The group then took a break, lost Fowler and regrouped on a new label for Wrapped in Sky. The trio shoots wide this time out, capturing its broad stylistic ambitions better than on any other album. “Pura Vida,” “Light” and the dramatic “Silence of Me” maintain the rock quotient in one late-album swoop, but they’re counterbalanced by the jazzy gentleness of the title track, the acoustic chime of “Indian Song” and “Telling Stories,” the easygoing twang of “Leader the Follow” and the Latin flavor of “Señorita Louise.” Adjunct keyboardist Joey Huffman’s textures are a valuable new contribution, and Kinney mines the group’s new soundscape for thoughtful ruminations about Native Americans (“Indian Song”), self-determination (“Saving Grace,” “Light,” “Leader the Follow”) and the loss of virginity (“Silence of Me”).

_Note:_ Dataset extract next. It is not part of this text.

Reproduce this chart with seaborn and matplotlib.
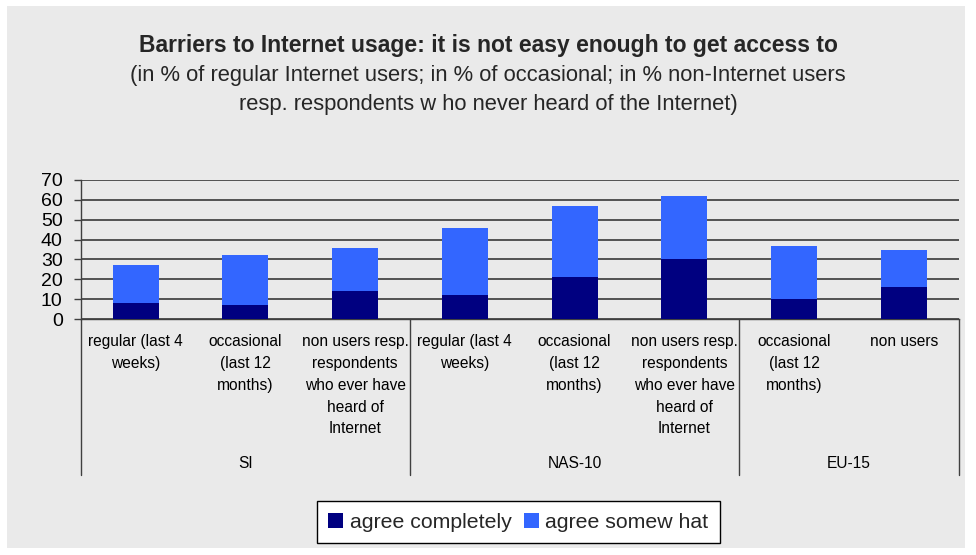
import matplotlib
matplotlib.use('Agg')
import matplotlib.pyplot as plt
import matplotlib.transforms as mtransforms
from matplotlib.patches import Rectangle, Patch
import seaborn as sns
import pandas as pd

# ---- data ----
keys = ["c0", "c1", "c2", "c3", "c4", "c5", "c6", "c7"]
categories = [
    "regular (last 4\nweeks)",
    "occasional\n(last 12\nmonths)",
    "non users resp.\nrespondents\nwho ever have\nheard of\nInternet",
    "regular (last 4\nweeks)",
    "occasional\n(last 12\nmonths)",
    "non users resp.\nrespondents\nwho ever have\nheard of\nInternet",
    "occasional\n(last 12\nmonths)",
    "non users",
]
group_names = ["SI", "NAS-10", "EU-15"]
group_sizes = [3, 3, 2]
agree_completely = [8, 7, 14, 12, 21, 30, 10, 16]
agree_somewhat = [19, 25, 22, 34, 36, 32, 27, 19]
yticks = [0, 10, 20, 30, 40, 50, 60, 70]
series_names = ["agree completely", "agree somew hat"]
title = "Barriers to Internet usage: it is not easy enough to get access to"
subtitle1 = "(in % of regular Internet users; in % of occasional; in % non-Internet users"
subtitle2 = "resp. respondents w ho never heard of the Internet)"

totals = [a + b for a, b in zip(agree_completely, agree_somewhat)]
df = pd.DataFrame({"key": keys, "complete": agree_completely, "total": totals})

C_DARK = "#000080"
C_LIGHT = "#3366FF"
BG = "#EAEAEA"

sns.set_theme(style="white")
plt.rcParams['font.family'] = ['Liberation Sans', 'DejaVu Sans']

W, H = 976, 555
fig = plt.figure(figsize=(W / 100, H / 100), dpi=100, facecolor="white")
fig.patches.append(Rectangle((7 / W, 1 - 548 / H), (965 - 7) / W, (548 - 6) / H,
                             transform=fig.transFigure, facecolor=BG,
                             edgecolor="none", zorder=-10))

x0, x1 = 80.7, 958.7
y_top, y_bot = 179.7, 319.3
ax = fig.add_axes([x0 / W, 1 - y_bot / H, (x1 - x0) / W, (y_bot - y_top) / H])
ax.patch.set_alpha(0)

sns.barplot(data=df, x="key", y="total", order=keys, color=C_LIGHT, width=0.42,
            saturation=1, edgecolor="none", linewidth=0, ax=ax, zorder=3)
sns.barplot(data=df, x="key", y="complete", order=keys, color=C_DARK, width=0.42,
            saturation=1, edgecolor="none", linewidth=0, ax=ax, zorder=4)

ax.set_xlim(-0.5, len(keys) - 0.5)
ax.set_ylim(0, 70)
ax.set_yticks(yticks)
ax.set_yticklabels([str(v) for v in yticks], fontsize=14, color="black")
ax.set_xticks(range(len(keys)))
ax.set_xticklabels([""] * len(keys))
ax.set_xlabel("")
ax.set_ylabel("")
ax.yaxis.grid(True, color="#2a2a2a", linewidth=1.1)
ax.set_axisbelow(True)
ax.tick_params(axis="y", length=5, width=1, color="#404040", pad=8, left=True)
ax.tick_params(axis="x", length=0)
for s in ["top", "right"]:
    ax.spines[s].set_visible(False)
for s in ["left", "bottom"]:
    ax.spines[s].set_color("#404040")
    ax.spines[s].set_linewidth(1)

trans = mtransforms.blended_transform_factory(ax.transData, ax.transAxes)
ph = y_bot - y_top

def ya(px):
    return (y_bot - px) / ph

# separators
bounds = [-0.5]
acc = -0.5
for g in group_sizes:
    acc += g
    bounds.append(acc)
for b in bounds:
    ax.plot([b, b], [0, ya(475)], transform=trans, color="#404040", lw=1, clip_on=False)

# category labels
for i, lab in enumerate(categories):
    ax.text(i, ya(334), lab, transform=trans, ha="center", va="top",
            fontsize=11.2, linespacing=1.57, color="black")

# group labels
start = 0
for name, g in zip(group_names, group_sizes):
    cx = start + (g - 1) / 2
    ax.text(cx, ya(463), name, transform=trans, ha="center", va="center",
            fontsize=11.2, color="black")
    start += g

# titles
fig.text(0.5, 1 - 52 / H, title, ha="center", va="baseline", fontsize=16.5,
         weight="bold")
fig.text(0.5, 1 - 81 / H, subtitle1, ha="center", va="baseline", fontsize=15.8)
fig.text(0.5, 1 - 110 / H, subtitle2, ha="center", va="baseline", fontsize=15.8)

# legend
handles = [Patch(facecolor=C_DARK, edgecolor="none"), Patch(facecolor=C_LIGHT, edgecolor="none")]
leg = fig.legend(handles, series_names, loc="center",
                 bbox_to_anchor=(518.5 / W, 1 - 522 / H), ncol=2, frameon=True,
                 fontsize=15.3, handlelength=0.7, handleheight=0.7,
                 handletextpad=0.3, columnspacing=0.6, borderpad=0.55,
                 fancybox=False, edgecolor="black", framealpha=1, facecolor="white")
leg.get_frame().set_linewidth(1)

fig.savefig("out.png", dpi=100, facecolor="white")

Kinney is the group’s most prolific solo artist. Everything Looks Better in the Dark is MacDougal Blues has the best songs and benefits from R.E.M. guitarist Peter Buck’s sympathetic production and accompaniment (although the attempt to recast Kinney as an acoustic New York folkie is misguided; he’s a lot more convincing in the group context); Down Out Law is also quiet and acoustic, an almost desperate reaction to Smoke‘s heaviness. (Most ingenuous song title: “A Beatnik Haight Street Kerouacian Ripoff in E.”)
Everything Looks Better in the Dark, a collection of 15 tracks recorded by Kinney (who wrote and sings all but one) and former partner Frank French between 1984 and 1986, was remixed for release after the group began its ascent. The tunes sound like what they apparently were: a blueprint for drivin’ n’ cryin’ (the album contains one song bearing the band’s name and another was re-recorded for Whisper Tames the Lion).
Nielsen and Sullivan are players rather than leaders in their non-Drivin’ projects: the brilliantly named Kathleen Turner Overdrive (in which Nielsen served for a time) plays fiery, energetic punk, while Toenut (Sullivan’s hobby) favors an artier kind of noise that blends dense ambience with screeching vocals.